Advent 2021 – The Jesse Tree: Anxious?

This is a series of reflections on daily readings designed for families during the season of Advent.  

 

It was three in the morning and I was up emailing Harriet.  My book was due to come out in a few weeks and Harriet had offered to share the reader’s copy around the highly networked and well-known ministry where she worked.  It seemed like an ideal opportunity to connect a timely resource to a community that could use it.  

 

The only problem was that Harriet had stopped responding to my emails / messages.  Like an anxious father I’d been up for hours thinking, planning, pacing.  Did she hate it? Was it something I said?  Perhaps my message came across too strong?  

 

A short time afterwards Harriet’s well-known ministry was in the throes of public scandal.  It hasn’t recovered.  Still, it’s worth asking why I was so anxious.  
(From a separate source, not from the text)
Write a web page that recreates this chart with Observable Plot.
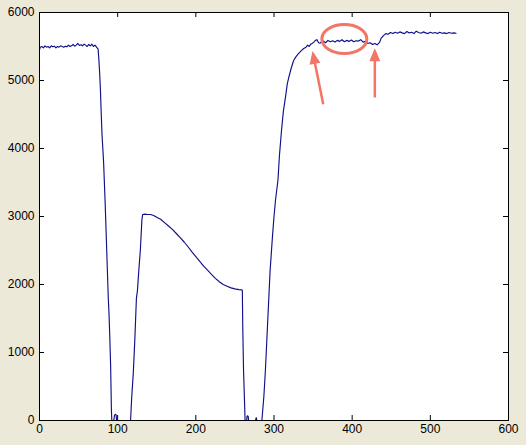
<!DOCTYPE html>
<html>
<head>
<meta charset="utf-8">
<script src="https://cdn.jsdelivr.net/npm/d3@7"></script>
<script src="https://cdn.jsdelivr.net/npm/@observablehq/plot@0.6"></script>
<style>
  html, body { margin: 0; padding: 0; background: #ECE9D8; }
  #chart { width: 526px; height: 445px; }
</style>
</head>
<body>
<div id="chart"></div>
<script>
// Signal samples
const sampleX = [
  0, 1, 3, 5, 7, 9, 11, 13, 15, 17, 19, 21, 23, 25, 27, 29, 31, 33, 35, 37, 39, 41, 43, 45, 47, 49,
  51, 53, 55, 57, 59, 61, 63, 65, 67, 69, 71, 73,
  75, 76, 77, 78, 79, 80, 81, 82, 84, 86, 88, 89, 90, 91, 92, 92.5,
  95, 96, 97, 98, 98.6, 99, 116.5,
  118, 120, 122, 124, 125.3, 127, 129, 131, 132, 135, 138, 142,
  146, 150, 155, 160, 165, 170, 175, 180, 185, 190, 195, 200, 205, 210, 215, 220, 225, 230, 235, 240,
  245, 250, 255, 259,
  259.5, 260, 261, 262.5, 263, 265, 265.5, 266, 267, 267.5, 268, 276.5, 277, 277.5, 278, 284.5,
  287, 289, 292, 295, 298, 300, 302, 305, 307, 309.6, 312, 314.7, 317, 319, 322, 325, 327.5, 331, 335,
  338, 341, 343, 345, 347, 349, 351, 353, 355, 357, 359,
  361, 363, 366, 369, 372, 375, 378, 381, 384, 387, 390, 393, 396, 399, 402, 405, 408, 411, 414, 417,
  420, 423, 426, 429, 432, 435, 437, 440, 443, 446, 449, 452, 455, 458, 461, 464, 467, 470, 473, 476,
  479, 482, 485, 488, 491, 494, 497, 500, 503, 506, 509, 512, 515, 518, 521, 524, 527, 530, 533
];
const sampleY = [
  5450, 5490, 5500, 5480, 5510, 5490, 5500, 5480, 5510, 5495, 5505, 5480, 5500, 5490, 5510, 5500, 5490, 5505, 5495, 5520, 5500, 5510, 5530, 5505, 5520, 5545,
  5515, 5525, 5510, 5535, 5520, 5500, 5530, 5510, 5535, 5500, 5520, 5490,
  5460, 5300, 5100, 4850, 4500, 4200, 4000, 3800, 3200, 2500, 1800, 1550, 1200, 800, 150, 0,
  0, 80, 90, 85, 0, 0, 0,
  350, 700, 1200, 1800, 1910, 2200, 2500, 2950, 3030, 3035, 3030, 3030,
  3015, 2990, 2960, 2910, 2860, 2810, 2750, 2690, 2625, 2555, 2480, 2410, 2340, 2270, 2210, 2150, 2090, 2040, 2000, 1975,
  1950, 1935, 1925, 1920,
  1910, 1400, 750, 200, 0, 0, 60, 70, 60, 0, 0, 0, 40, 40, 0, 0,
  350, 735, 1470, 2200, 2700, 3000, 3250, 3530, 3900, 4265, 4550, 4755, 4950, 5050, 5180, 5290, 5340, 5390, 5440,
  5470, 5490, 5520, 5500, 5535, 5545, 5565, 5590, 5600, 5555, 5550,
  5570, 5580, 5555, 5590, 5570, 5585, 5565, 5590, 5575, 5600, 5570, 5590, 5575, 5595, 5570, 5585, 5580, 5600, 5565, 5575,
  5545, 5555, 5530, 5545, 5525, 5560, 5620, 5660, 5690, 5680, 5705, 5690, 5710, 5695, 5715, 5700, 5690, 5720, 5700, 5710,
  5690, 5725, 5705, 5695, 5715, 5700, 5690, 5710, 5695, 5705, 5690, 5710, 5695, 5700, 5690, 5705, 5695, 5700, 5695
];

const xTicks = [0, 100, 200, 300, 400, 500, 600];
const yTicks = [0, 1000, 2000, 3000, 4000, 5000, 6000];

// Annotations (red ellipse and two arrows)
const ellipseX = [390];
const ellipseY = [5610];
const arrowTailX = [363, 429];
const arrowTailY = [4650, 4750];
const arrowTipX = [350, 429];
const arrowTipY = [5390, 5430];
const arrowAngle = [-11, 0];

const samples = sampleX.map((x, i) => ({x, y: sampleY[i]}));
const ellipses = ellipseX.map((x, i) => ({x, y: ellipseY[i]}));
const arrows = arrowTailX.map((x, i) => ({
  x1: x, y1: arrowTailY[i], x2: arrowTipX[i], y2: arrowTipY[i], angle: arrowAngle[i]
}));

const annotColor = "#F27565";

// custom symbols
const ellipseSymbol = {
  draw(ctx) {
    const rx = 22.5, ry = 14.5, k = 0.5523;
    ctx.moveTo(rx, 0);
    ctx.bezierCurveTo(rx, ry * k, rx * k, ry, 0, ry);
    ctx.bezierCurveTo(-rx * k, ry, -rx, ry * k, -rx, 0);
    ctx.bezierCurveTo(-rx, -ry * k, -rx * k, -ry, 0, -ry);
    ctx.bezierCurveTo(rx * k, -ry, rx, -ry * k, rx, 0);
    ctx.closePath();
  }
};
const headSymbol = {
  draw(ctx) {
    ctx.moveTo(0, -3);
    ctx.lineTo(-5.5, 10);
    ctx.lineTo(5.5, 10);
    ctx.closePath();
  }
};

const W = 526, H = 445, mL = 39, mR = 18, mT = 12, mB = 25;
const innerW = W - mL - mR, innerH = H - mT - mB, tick = 5;

const chart = Plot.plot({
  width: W, height: H,
  marginLeft: mL, marginRight: mR, marginTop: mT, marginBottom: mB,
  style: {background: "#ECE9D8", fontFamily: "'Liberation Sans', Arial, sans-serif", fontSize: "12px", color: "black"},
  x: {domain: [0, 600]},
  y: {domain: [0, 6000]},
  marks: [
    Plot.frame({fill: "white", stroke: null}),
    Plot.line(samples, {x: "x", y: "y", stroke: "#10108a", strokeWidth: 1.15}),
    // inward ticks on all four sides
    Plot.ruleX(xTicks, {x: d => d, insetTop: innerH - tick, stroke: "black"}),
    Plot.ruleX(xTicks, {x: d => d, insetBottom: innerH - tick, stroke: "black"}),
    Plot.ruleY(yTicks, {y: d => d, insetRight: innerW - tick, stroke: "black"}),
    Plot.ruleY(yTicks, {y: d => d, insetLeft: innerW - tick, stroke: "black"}),
    Plot.axisX(xTicks, {anchor: "bottom", tickSize: 0, tickPadding: 4, label: null, tickFormat: d => String(d)}),
    Plot.axisY(yTicks, {anchor: "left", tickSize: 0, tickPadding: 5, label: null, tickFormat: d => String(d)}),
    Plot.frame({stroke: "black", strokeWidth: 1}),
    // annotations
    Plot.dot(ellipses, {x: "x", y: "y", symbol: ellipseSymbol, r: 10, stroke: annotColor, fill: "none", strokeWidth: 3}),
    Plot.link(arrows, {x1: "x1", y1: "y1", x2: "x2", y2: "y2", stroke: annotColor, strokeWidth: 2.5}),
    Plot.dot(arrows, {x: "x2", y: "y2", symbol: headSymbol, rotate: "angle", r: 6, fill: annotColor, stroke: "none"})
  ]
});
document.getElementById("chart").append(chart);
</script>
</body>
</html>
Day Twelve – Anxious: Judges 6 - 8

 

The story of Gideon is a troubling but insightful story of the anxious cycle so familiar to those of us who lose sleep over difficult decisions, second guess our actions, or just worry.  Gideon, whose name means, one who cuts down, and who is later described as tall and striking in appearance / manner, is introduced as a man in hiding.  He’s threshing out wheat in a winepress in hopes that no one sees him and takes his family’s grain away.  

 

After being called by God to deliver Israel from foreign occupation, Gideon asks for three distinct signs, his famous signs with a wool fleece, as confirmation that God really has called him.  Even after three signs, Gideon still sneaks into the enemy camp to eavesdrop on a conversation so that he can be really sure God will grant him victory.  


Recently my friend Jared spoke to a group of entrepreneurs in New York City.  “I believe,” he said, “that a community of entrepreneurial women and men who are secure in God’s love for them will be more fruitful than a community who have something to prove.”  This is a radical thesis.  One of the investors in the forum shared with me afterward, “As an investor I’m always looking for the entrepreneur with something to prove.  I’m interested in that hustle.”  

 

When we consider the story of Gideon Jared’s insight seems to have some validity.  The high points of Gideon’s story are those moments Gideon acts in faith, trusting in God’s promise.  We see this when, for example, Gideon cuts down the Asherah pole, reduces the number of his army to a few hundred, and refuses to rule over his fellow Israelites.  Gideon is at his worst when he is anxious, reactive, vain, and vindictive.  

I’m a bit like Gideon, at my best when my trust is high and I’m not worried about whether I’m enough, there’s enough, or it will be enough.Perhaps Gideon’s story is a reminder to anxious hearts that another way is possible.